- _Data segment_:
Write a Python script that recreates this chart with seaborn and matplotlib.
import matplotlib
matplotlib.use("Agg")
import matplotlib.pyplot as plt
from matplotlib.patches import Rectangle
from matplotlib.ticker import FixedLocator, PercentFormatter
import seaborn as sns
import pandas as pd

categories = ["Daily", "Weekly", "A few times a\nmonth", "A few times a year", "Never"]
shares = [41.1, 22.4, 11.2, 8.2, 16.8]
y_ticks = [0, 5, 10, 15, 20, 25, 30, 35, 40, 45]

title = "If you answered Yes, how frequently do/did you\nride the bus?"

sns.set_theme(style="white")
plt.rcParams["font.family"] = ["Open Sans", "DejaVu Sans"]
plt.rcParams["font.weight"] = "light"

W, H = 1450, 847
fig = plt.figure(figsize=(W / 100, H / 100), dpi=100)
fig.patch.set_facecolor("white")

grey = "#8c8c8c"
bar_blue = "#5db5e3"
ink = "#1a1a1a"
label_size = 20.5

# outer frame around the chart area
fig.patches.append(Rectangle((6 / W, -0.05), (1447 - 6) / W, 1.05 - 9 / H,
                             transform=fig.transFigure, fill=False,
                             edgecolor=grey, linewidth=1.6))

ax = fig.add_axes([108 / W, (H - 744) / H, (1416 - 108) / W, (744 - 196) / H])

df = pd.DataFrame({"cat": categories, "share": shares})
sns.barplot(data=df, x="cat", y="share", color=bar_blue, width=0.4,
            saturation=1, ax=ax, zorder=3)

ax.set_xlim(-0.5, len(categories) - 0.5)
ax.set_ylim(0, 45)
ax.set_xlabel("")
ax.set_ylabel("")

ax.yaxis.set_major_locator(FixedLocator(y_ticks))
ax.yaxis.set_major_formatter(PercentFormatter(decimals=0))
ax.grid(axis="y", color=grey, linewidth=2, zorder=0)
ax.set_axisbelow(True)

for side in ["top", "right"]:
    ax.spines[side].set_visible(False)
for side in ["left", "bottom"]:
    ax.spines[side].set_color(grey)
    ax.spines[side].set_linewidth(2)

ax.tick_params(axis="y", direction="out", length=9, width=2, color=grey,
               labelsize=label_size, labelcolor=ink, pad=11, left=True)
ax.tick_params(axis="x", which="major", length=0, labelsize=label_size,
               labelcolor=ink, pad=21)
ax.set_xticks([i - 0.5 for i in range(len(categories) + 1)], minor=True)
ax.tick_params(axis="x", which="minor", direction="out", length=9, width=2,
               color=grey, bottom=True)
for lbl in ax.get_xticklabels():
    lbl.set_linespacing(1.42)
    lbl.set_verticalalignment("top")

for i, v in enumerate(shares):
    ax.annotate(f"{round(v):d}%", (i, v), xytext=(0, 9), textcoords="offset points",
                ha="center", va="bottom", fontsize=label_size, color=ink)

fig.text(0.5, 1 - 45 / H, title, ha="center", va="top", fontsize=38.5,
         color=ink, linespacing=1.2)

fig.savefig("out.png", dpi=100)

- _Task statement_:
In the listing above, reproduce the first line and each one after it through the line that contains "35, 40, 45]".

- _Task solution_:
Write a Python script that recreates this chart with seaborn and matplotlib.
import matplotlib
matplotlib.use("Agg")
import matplotlib.pyplot as plt
from matplotlib.patches import Rectangle
from matplotlib.ticker import FixedLocator, PercentFormatter
import seaborn as sns
import pandas as pd

categories = ["Daily", "Weekly", "A few times a\nmonth", "A few times a year", "Never"]
shares = [41.1, 22.4, 11.2, 8.2, 16.8]
y_ticks = [0, 5, 10, 15, 20, 25, 30, 35, 40, 45]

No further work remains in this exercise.